En octobre 2011, le procureur général Yves Liégeois s'est d'ailleurs directement plaint du comportement de Peter Van Calster au procureur anversois Herman Dams. Dans cette lettre qu'Apache s'est procuré, Yves Liégeois y laisse couler tout son mécontentement. Il commence ainsi:
Ma fonction est réellement inquiétée par la manière avec laquelle votre parquet – et dans ce cas précis Peter Van Calster – a l'intention d'aborder et de traiter la problématique du secteur des diamants

Plus loin dans ce courrier, le grand patron de la justice anversoise critique la gestion des dossiers HSBC et Monstrey, une autre affaire de fraude dans le secteur du diamant. Il conclut de manière cinglante:
Cela ne témoigne pas d'une démarche réfléchie, ni d'ailleurs d'un quelconque bon sens. De toute évidence, ceci résulte de l'entêtement irresponsable de votre substitut Peter Van Calster. Je vous demande de me faire savoir s'il est encore justifiable de laisser ce magistrat gâcher des enquêtes importantes.
Le substitut du procureur qui s'offense
En réaction, Peter Van Calster a défendu ses méthodes de travail et a réfuté les accusations:
Il est inquiétant de voir les caractéristiques et les termes peu flatteurs que le procureur général utilise à mon égard. Il n'existe aucun élément permettant de justifier le recours à des termes si offensants. En réalité, ceci témoigne d'un mépris pur et simple à l'égard des efforts efficaces, durables et réfléchis, réalisés des années durant et ayant mené à des résultats réels.
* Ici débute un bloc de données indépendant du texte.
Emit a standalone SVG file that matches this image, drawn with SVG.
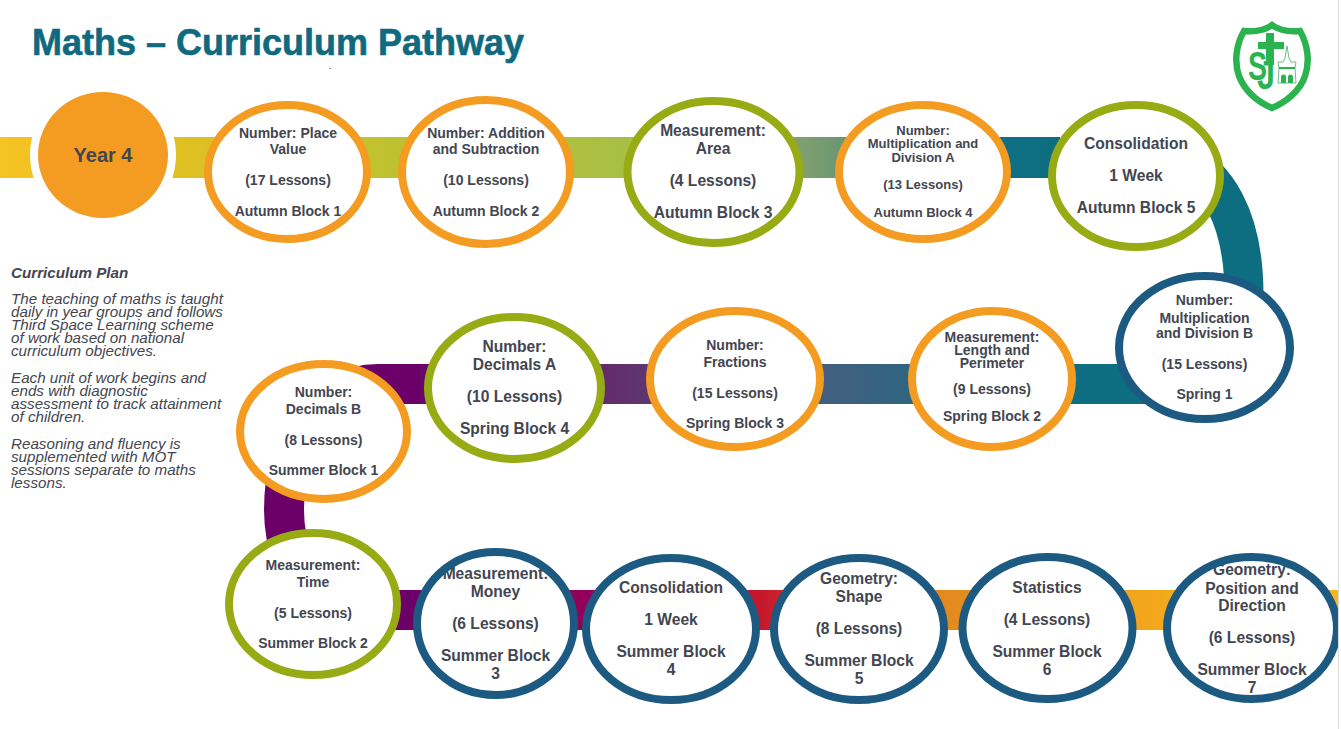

Ce n'est d'ailleurs pas la première fois que le procureur général s'en prend à moi, à tort, et m'offense.
Tout semble donc permettre de croire que le procureur général cherche un moyen d'écarter le substitut Peter Van Calster des dossiers du diamant. Mais en janvier 2012, ce dernier jouissait toujours du soutien du procureur Herman Dams.
Une première version de cet article a été publiée sur Apache en janvier 2012. Nous l'avons actualisé et complété avec les déroulements récents dans le dossier du décès de Jonathan Jacob.